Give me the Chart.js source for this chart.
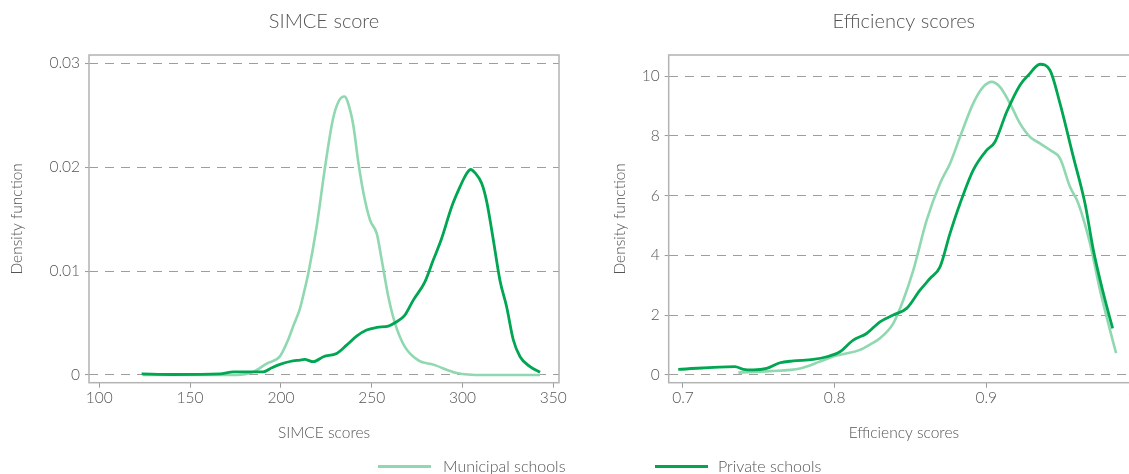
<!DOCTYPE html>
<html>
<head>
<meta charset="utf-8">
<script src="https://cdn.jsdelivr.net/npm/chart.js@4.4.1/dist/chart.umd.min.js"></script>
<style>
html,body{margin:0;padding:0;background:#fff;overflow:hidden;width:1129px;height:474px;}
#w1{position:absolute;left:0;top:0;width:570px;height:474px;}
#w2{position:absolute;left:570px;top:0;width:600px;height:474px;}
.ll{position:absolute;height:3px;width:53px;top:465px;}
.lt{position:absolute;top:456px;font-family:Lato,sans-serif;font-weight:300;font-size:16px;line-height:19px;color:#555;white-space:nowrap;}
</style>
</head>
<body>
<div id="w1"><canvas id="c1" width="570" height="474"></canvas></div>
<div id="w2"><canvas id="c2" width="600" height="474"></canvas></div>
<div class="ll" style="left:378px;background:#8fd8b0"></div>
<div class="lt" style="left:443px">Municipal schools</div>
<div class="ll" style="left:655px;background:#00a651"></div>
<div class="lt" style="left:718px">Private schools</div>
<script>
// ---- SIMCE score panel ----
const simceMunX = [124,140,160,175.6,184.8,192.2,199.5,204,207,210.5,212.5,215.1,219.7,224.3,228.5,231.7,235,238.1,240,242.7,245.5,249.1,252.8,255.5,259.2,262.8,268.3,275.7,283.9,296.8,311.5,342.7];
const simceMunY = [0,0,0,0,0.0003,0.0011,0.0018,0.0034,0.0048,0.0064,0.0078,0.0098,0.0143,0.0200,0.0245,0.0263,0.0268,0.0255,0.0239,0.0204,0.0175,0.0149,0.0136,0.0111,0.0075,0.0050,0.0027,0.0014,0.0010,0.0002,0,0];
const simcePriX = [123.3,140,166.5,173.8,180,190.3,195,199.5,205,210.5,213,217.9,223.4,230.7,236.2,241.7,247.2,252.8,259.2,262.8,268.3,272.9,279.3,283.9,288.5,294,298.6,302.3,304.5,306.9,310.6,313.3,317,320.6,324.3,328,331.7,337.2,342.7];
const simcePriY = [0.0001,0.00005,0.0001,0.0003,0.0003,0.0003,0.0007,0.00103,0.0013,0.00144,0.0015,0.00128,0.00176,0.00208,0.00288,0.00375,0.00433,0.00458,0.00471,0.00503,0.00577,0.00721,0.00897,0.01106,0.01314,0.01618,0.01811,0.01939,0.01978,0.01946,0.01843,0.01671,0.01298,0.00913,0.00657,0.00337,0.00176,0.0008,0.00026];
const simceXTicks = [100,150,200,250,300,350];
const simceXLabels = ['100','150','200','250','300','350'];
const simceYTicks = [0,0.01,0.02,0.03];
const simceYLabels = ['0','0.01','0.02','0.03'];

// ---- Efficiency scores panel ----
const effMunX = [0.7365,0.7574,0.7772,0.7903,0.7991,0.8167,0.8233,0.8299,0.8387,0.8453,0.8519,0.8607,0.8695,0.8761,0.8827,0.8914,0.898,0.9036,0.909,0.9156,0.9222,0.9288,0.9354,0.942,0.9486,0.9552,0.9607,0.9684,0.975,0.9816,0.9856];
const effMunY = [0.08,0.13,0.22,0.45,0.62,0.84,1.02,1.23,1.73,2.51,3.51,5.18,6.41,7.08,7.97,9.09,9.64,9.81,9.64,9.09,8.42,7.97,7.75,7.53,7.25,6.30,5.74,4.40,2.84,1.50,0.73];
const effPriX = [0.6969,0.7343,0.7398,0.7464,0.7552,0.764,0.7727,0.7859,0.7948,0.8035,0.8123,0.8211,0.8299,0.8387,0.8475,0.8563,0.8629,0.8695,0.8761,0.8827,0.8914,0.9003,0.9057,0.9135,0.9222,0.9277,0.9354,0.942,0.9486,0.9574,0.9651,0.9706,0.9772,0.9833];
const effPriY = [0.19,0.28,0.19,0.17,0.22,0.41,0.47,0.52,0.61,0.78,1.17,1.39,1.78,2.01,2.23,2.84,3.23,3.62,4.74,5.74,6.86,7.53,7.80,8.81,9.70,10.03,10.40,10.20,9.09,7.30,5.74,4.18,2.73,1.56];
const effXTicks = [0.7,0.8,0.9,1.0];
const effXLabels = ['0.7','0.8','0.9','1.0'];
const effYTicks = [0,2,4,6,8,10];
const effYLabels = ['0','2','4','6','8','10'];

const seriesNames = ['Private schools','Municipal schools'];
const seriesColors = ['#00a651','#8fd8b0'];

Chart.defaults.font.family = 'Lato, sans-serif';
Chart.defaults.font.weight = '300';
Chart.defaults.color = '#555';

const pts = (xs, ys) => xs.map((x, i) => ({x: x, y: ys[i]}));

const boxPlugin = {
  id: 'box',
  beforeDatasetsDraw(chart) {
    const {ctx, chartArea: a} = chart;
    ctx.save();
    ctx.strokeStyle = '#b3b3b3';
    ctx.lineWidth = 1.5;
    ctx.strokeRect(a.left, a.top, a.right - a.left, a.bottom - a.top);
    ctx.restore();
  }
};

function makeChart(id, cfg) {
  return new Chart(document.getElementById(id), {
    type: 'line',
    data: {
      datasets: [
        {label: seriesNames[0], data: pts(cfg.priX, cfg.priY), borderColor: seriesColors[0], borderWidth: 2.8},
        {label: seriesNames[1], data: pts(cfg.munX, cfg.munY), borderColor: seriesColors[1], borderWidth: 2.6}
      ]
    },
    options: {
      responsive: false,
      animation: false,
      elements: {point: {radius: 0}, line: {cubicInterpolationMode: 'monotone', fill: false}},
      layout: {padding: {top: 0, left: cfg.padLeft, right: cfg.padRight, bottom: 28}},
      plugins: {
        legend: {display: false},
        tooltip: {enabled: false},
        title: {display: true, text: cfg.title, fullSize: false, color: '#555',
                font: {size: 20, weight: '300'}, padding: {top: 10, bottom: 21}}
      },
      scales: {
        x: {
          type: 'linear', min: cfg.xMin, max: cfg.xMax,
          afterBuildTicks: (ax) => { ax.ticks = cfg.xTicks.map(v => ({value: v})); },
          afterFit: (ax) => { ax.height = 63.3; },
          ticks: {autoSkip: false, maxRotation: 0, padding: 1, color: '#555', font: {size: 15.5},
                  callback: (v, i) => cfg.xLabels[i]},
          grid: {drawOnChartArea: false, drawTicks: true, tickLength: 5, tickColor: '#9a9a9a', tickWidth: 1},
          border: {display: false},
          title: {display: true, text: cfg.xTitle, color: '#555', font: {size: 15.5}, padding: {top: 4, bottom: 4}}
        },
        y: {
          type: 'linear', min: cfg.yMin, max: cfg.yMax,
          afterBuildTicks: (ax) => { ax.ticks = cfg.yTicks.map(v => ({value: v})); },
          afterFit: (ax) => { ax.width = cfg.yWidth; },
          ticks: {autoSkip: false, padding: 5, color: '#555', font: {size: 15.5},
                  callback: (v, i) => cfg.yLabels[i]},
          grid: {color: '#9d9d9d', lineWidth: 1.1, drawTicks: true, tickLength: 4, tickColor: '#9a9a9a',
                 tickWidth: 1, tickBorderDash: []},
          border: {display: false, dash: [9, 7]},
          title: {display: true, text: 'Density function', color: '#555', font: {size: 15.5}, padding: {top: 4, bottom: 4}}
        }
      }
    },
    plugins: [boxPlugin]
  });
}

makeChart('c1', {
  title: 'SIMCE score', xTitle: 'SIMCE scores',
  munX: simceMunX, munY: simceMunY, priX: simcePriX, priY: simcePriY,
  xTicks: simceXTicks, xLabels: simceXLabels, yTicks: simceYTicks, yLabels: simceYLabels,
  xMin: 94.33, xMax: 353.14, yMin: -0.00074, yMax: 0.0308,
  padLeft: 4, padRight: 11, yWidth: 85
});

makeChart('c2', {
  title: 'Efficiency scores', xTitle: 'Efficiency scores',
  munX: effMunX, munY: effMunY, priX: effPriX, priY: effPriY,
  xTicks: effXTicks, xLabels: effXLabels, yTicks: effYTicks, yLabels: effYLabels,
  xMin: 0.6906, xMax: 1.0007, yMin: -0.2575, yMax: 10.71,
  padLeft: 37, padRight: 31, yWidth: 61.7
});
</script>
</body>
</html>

* * *

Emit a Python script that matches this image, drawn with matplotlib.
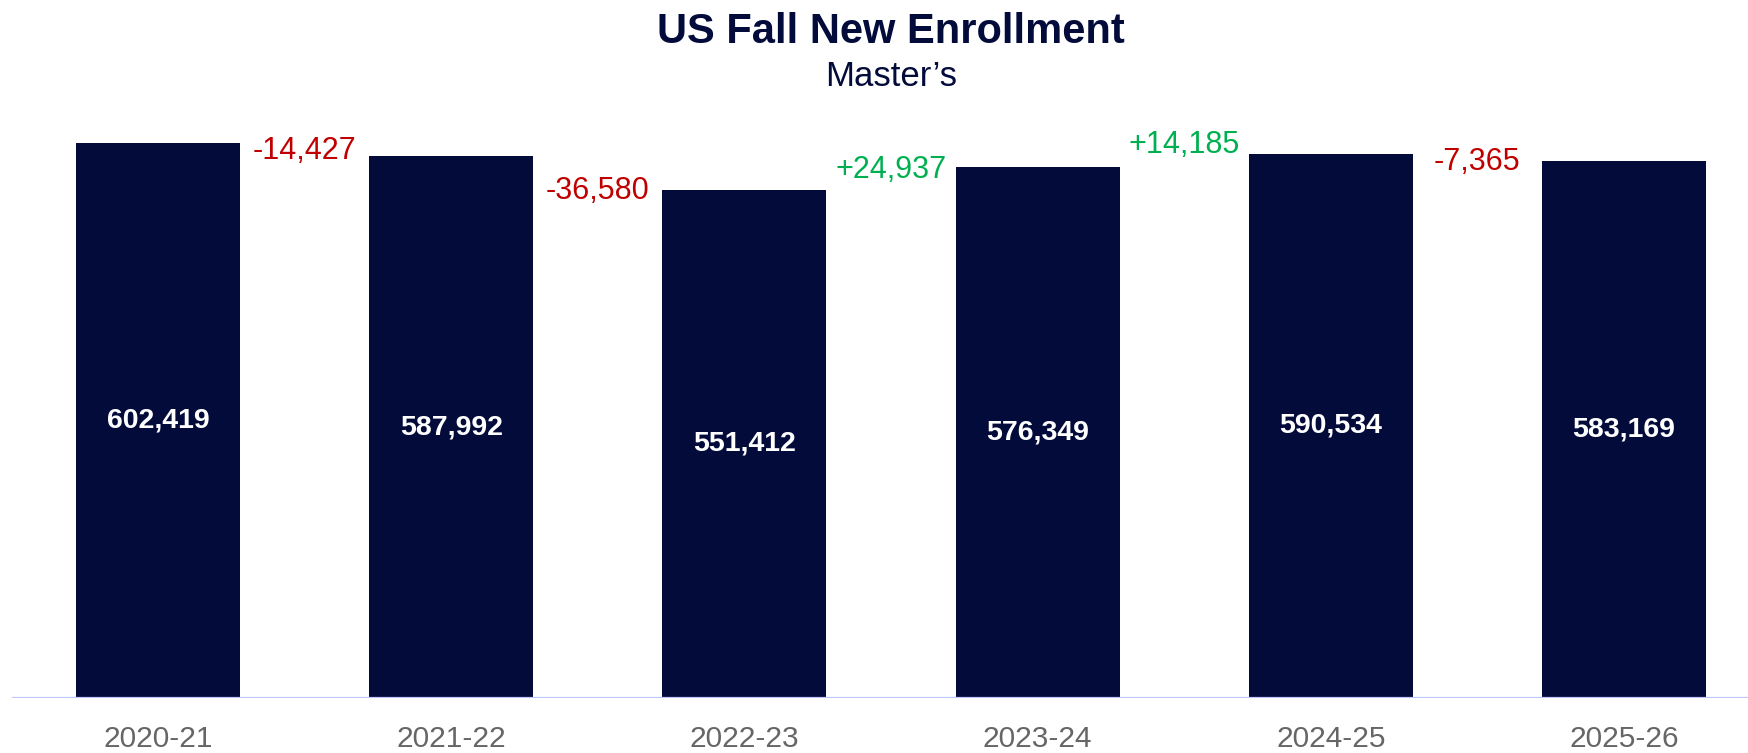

==

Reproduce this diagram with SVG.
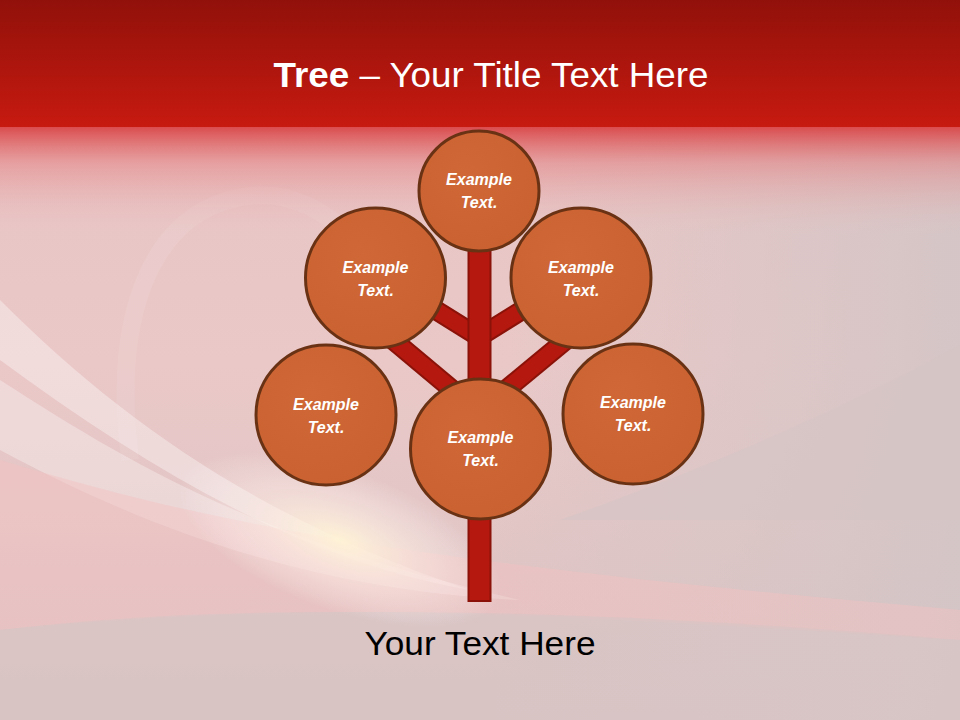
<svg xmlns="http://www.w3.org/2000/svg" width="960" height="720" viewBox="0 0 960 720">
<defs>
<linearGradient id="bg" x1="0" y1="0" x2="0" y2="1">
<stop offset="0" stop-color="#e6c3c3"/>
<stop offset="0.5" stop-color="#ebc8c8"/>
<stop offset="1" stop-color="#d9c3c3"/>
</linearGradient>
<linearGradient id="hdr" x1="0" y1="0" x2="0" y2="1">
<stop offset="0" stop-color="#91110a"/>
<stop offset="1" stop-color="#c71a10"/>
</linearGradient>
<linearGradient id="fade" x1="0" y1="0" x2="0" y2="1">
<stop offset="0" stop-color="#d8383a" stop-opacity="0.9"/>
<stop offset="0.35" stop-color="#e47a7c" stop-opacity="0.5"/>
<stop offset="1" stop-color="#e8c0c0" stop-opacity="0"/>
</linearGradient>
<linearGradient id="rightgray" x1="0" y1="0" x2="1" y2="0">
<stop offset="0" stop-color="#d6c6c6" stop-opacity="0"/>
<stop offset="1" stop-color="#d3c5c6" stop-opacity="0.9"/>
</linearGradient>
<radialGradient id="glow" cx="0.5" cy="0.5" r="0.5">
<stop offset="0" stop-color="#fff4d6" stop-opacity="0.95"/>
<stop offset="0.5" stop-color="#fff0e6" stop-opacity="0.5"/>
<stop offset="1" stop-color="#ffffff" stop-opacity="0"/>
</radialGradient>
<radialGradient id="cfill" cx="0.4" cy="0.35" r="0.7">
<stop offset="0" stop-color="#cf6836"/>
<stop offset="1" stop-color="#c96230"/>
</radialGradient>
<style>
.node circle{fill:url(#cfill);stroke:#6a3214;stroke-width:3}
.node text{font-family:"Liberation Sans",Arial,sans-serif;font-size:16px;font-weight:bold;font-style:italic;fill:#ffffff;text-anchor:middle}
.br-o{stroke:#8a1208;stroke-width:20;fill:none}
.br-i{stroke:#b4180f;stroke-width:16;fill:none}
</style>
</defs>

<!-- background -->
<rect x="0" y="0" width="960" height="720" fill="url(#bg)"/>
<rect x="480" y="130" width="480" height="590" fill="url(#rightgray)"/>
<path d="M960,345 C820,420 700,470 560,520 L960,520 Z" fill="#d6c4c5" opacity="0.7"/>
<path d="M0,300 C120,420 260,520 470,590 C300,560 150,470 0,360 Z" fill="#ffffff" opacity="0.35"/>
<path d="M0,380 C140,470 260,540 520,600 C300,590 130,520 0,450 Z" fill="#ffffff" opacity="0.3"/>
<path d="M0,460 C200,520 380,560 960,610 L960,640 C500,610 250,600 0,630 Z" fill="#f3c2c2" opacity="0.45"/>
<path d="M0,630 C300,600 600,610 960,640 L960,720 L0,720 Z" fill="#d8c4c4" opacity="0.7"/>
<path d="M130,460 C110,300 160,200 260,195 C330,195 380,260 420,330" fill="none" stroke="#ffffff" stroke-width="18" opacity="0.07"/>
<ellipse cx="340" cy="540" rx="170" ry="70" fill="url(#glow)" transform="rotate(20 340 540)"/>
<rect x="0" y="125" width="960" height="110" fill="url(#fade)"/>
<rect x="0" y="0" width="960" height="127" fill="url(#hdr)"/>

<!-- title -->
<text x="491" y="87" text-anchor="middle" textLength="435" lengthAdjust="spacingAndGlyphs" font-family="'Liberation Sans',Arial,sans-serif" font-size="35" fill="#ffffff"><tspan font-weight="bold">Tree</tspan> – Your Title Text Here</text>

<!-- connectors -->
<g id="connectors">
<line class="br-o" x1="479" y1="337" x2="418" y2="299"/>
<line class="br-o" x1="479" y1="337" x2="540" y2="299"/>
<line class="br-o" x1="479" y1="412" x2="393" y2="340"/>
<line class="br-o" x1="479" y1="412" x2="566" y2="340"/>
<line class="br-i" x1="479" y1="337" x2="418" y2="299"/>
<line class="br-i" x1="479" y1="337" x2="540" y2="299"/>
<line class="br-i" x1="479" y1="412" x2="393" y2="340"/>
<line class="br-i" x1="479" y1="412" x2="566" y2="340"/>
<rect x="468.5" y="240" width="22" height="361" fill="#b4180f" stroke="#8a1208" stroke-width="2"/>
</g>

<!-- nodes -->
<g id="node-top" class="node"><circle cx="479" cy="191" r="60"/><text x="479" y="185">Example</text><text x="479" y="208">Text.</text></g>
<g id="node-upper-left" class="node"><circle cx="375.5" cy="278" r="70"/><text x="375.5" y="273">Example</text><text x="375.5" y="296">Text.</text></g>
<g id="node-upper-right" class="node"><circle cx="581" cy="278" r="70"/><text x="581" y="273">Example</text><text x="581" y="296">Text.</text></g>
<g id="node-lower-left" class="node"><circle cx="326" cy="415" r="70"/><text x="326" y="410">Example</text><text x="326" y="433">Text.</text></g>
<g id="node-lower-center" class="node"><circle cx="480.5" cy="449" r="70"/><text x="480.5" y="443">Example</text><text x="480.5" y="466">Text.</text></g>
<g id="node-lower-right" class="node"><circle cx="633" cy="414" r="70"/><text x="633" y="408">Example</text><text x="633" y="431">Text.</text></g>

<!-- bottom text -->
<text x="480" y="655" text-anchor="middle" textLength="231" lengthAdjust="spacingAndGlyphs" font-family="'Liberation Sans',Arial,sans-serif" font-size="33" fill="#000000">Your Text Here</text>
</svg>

Task brief
State the count of lines above containing the string "this", and add nothing to it.

Solution to the exercise
3